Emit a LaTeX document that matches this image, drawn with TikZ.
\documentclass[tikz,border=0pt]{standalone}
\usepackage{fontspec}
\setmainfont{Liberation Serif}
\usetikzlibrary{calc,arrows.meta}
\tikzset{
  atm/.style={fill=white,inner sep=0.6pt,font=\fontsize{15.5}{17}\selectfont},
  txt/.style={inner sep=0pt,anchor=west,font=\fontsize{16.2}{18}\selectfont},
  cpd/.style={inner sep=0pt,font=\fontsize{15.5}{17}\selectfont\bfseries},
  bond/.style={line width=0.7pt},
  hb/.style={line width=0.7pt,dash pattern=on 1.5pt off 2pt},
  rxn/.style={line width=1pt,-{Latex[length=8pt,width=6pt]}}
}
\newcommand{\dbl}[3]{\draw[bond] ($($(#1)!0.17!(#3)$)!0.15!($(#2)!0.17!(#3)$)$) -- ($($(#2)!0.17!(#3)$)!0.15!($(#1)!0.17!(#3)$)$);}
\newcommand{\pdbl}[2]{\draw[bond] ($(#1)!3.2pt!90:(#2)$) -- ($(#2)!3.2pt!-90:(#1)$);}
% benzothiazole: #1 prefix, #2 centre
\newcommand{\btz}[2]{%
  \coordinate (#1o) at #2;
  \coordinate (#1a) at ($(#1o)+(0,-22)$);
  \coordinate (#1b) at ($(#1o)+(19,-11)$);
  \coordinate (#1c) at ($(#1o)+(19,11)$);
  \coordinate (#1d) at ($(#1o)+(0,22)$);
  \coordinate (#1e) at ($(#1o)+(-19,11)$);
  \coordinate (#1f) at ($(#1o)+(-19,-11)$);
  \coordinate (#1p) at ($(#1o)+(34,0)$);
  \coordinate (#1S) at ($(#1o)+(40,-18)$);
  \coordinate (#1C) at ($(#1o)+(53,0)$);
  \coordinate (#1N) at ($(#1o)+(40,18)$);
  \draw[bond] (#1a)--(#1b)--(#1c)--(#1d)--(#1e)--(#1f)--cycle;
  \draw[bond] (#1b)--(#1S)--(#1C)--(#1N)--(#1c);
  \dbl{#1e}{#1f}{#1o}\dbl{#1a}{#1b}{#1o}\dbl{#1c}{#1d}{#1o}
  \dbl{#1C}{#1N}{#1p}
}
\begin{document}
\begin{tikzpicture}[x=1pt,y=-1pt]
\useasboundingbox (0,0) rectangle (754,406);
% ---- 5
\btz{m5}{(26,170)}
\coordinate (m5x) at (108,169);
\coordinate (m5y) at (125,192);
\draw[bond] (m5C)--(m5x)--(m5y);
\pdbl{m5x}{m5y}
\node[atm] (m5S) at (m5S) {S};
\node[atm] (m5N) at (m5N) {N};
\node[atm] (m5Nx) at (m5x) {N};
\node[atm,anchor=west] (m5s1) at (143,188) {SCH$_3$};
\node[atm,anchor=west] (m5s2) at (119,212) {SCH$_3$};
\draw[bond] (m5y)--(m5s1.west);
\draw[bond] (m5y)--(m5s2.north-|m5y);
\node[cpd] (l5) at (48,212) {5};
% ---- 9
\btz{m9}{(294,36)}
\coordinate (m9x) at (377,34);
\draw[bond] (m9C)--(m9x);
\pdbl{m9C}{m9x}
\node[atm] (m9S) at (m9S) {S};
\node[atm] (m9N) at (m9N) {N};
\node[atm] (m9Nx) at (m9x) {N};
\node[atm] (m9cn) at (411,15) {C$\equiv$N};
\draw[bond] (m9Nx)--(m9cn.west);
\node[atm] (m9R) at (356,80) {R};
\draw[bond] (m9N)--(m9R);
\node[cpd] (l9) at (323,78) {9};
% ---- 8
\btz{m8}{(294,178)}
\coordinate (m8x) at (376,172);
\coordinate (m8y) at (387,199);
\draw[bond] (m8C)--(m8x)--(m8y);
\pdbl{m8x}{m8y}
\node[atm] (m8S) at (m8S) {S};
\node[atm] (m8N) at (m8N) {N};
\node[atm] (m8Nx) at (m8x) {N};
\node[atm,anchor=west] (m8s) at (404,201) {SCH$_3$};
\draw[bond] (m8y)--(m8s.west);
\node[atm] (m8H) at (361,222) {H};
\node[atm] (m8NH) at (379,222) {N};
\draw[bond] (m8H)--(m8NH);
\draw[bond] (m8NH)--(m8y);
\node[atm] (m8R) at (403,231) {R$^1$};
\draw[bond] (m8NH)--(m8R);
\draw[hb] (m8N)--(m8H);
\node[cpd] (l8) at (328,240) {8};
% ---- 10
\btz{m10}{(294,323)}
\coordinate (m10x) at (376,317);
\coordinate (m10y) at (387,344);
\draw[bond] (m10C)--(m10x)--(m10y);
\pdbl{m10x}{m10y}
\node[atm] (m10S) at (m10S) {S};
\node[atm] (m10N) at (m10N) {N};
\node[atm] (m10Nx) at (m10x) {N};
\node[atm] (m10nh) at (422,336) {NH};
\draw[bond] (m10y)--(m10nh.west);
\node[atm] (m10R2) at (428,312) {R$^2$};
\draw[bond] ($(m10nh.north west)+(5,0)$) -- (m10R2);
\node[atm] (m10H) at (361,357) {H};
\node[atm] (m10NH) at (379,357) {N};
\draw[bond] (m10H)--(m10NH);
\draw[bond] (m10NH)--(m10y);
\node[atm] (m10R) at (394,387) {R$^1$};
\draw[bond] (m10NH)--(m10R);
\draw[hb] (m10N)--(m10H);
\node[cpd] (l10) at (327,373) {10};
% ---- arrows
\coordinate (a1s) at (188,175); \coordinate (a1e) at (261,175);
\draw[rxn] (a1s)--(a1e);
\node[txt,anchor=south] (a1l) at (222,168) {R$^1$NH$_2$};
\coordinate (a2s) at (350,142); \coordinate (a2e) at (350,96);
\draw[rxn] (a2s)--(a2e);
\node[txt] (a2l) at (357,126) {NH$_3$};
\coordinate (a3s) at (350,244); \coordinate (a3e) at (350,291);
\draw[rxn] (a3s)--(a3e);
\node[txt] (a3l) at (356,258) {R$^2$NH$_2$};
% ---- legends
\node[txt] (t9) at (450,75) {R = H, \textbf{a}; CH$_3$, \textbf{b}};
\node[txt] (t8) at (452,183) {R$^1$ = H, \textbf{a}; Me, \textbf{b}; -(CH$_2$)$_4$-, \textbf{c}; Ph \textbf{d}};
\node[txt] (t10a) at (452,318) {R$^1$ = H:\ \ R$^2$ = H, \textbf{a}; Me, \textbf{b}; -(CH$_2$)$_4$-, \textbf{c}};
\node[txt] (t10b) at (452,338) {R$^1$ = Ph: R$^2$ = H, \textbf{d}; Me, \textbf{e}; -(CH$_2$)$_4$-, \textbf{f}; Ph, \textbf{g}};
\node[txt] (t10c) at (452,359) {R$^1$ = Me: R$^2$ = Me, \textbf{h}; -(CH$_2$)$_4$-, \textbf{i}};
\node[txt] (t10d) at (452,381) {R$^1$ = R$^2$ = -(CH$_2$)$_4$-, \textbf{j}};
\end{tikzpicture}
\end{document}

━━━━━━━━━━━━━━━━

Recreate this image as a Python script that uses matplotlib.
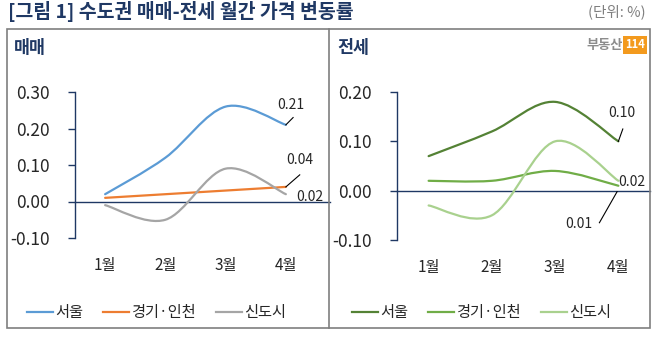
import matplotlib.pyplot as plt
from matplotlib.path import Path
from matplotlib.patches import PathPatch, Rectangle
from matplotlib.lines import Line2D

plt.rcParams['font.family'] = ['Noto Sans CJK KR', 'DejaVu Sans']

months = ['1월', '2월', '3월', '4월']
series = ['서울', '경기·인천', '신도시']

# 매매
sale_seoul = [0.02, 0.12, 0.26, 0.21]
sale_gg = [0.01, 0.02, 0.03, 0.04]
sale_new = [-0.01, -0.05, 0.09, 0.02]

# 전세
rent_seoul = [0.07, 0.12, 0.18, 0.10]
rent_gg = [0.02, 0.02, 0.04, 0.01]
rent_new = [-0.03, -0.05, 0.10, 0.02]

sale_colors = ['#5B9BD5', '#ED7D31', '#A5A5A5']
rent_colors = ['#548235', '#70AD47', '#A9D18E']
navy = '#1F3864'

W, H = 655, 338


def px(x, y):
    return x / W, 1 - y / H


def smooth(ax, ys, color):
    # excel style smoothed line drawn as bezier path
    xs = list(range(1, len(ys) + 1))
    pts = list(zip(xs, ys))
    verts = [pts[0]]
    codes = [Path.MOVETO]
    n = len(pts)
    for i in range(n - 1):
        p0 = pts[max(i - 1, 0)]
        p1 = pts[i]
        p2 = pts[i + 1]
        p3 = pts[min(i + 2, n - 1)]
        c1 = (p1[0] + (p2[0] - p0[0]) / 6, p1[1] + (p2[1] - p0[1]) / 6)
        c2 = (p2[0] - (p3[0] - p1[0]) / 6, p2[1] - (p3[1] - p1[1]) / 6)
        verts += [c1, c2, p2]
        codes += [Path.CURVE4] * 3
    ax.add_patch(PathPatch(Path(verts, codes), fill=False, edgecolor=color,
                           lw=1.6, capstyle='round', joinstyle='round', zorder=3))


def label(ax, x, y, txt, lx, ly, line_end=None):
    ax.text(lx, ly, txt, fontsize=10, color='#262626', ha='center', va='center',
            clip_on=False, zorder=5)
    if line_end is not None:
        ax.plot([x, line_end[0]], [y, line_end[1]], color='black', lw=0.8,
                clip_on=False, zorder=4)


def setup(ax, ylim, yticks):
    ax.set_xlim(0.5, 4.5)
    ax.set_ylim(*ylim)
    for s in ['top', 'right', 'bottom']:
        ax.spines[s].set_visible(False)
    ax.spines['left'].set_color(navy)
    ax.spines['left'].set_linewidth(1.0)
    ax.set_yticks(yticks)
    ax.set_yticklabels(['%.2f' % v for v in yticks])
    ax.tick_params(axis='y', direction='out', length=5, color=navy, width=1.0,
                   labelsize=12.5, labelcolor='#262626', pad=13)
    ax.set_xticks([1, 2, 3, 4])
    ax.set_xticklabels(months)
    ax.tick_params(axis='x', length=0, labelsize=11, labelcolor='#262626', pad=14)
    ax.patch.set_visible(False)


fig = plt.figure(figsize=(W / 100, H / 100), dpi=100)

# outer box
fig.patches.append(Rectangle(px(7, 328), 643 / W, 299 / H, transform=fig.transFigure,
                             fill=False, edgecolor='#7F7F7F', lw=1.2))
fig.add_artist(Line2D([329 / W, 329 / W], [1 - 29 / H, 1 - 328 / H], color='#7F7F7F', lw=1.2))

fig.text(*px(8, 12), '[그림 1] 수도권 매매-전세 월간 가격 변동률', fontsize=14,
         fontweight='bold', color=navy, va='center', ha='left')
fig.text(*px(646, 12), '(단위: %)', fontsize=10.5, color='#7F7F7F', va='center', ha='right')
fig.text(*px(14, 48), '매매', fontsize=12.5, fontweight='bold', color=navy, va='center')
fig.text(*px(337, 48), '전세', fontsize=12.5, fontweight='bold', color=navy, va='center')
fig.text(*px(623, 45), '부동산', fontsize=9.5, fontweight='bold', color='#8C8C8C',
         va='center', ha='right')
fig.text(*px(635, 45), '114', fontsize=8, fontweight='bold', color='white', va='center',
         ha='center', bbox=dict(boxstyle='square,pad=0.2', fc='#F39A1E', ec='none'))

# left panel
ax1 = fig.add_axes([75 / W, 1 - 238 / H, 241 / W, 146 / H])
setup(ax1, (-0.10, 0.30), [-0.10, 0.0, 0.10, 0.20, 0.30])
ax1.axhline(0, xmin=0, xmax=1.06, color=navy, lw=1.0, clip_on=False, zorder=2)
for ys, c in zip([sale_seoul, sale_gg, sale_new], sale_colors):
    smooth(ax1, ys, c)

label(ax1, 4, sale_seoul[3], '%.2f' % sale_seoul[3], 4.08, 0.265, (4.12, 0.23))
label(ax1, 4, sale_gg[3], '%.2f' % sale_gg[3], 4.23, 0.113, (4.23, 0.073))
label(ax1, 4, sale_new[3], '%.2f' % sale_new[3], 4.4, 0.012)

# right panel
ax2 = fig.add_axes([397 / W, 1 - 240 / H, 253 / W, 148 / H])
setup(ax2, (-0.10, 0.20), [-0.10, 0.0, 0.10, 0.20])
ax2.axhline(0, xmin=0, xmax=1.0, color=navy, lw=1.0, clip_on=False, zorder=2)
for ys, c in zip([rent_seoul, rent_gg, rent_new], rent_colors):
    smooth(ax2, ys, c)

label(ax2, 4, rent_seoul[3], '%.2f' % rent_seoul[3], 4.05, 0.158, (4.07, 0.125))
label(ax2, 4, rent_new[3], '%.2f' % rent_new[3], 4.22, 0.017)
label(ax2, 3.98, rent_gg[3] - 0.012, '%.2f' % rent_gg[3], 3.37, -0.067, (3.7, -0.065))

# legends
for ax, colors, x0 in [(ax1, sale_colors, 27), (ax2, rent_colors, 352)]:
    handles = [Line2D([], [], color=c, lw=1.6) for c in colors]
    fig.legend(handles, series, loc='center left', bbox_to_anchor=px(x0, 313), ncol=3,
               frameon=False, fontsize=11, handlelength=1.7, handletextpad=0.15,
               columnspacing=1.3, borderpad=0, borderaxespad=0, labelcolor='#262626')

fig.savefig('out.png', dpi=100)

━━━━━━━━━━━━━━━━

§ Task prompt
Copy the lines above exactly, starting with the line that contains "Recreate this image" and ending with the line that contains "return x / W, 1 - y / H", and leave out any pictures.

§ The answer
Recreate this image as a Python script that uses matplotlib.
import matplotlib.pyplot as plt
from matplotlib.path import Path
from matplotlib.patches import PathPatch, Rectangle
from matplotlib.lines import Line2D

plt.rcParams['font.family'] = ['Noto Sans CJK KR', 'DejaVu Sans']

months = ['1월', '2월', '3월', '4월']
series = ['서울', '경기·인천', '신도시']

# 매매
sale_seoul = [0.02, 0.12, 0.26, 0.21]
sale_gg = [0.01, 0.02, 0.03, 0.04]
sale_new = [-0.01, -0.05, 0.09, 0.02]

# 전세
rent_seoul = [0.07, 0.12, 0.18, 0.10]
rent_gg = [0.02, 0.02, 0.04, 0.01]
rent_new = [-0.03, -0.05, 0.10, 0.02]

sale_colors = ['#5B9BD5', '#ED7D31', '#A5A5A5']
rent_colors = ['#548235', '#70AD47', '#A9D18E']
navy = '#1F3864'

W, H = 655, 338


def px(x, y):
    return x / W, 1 - y / H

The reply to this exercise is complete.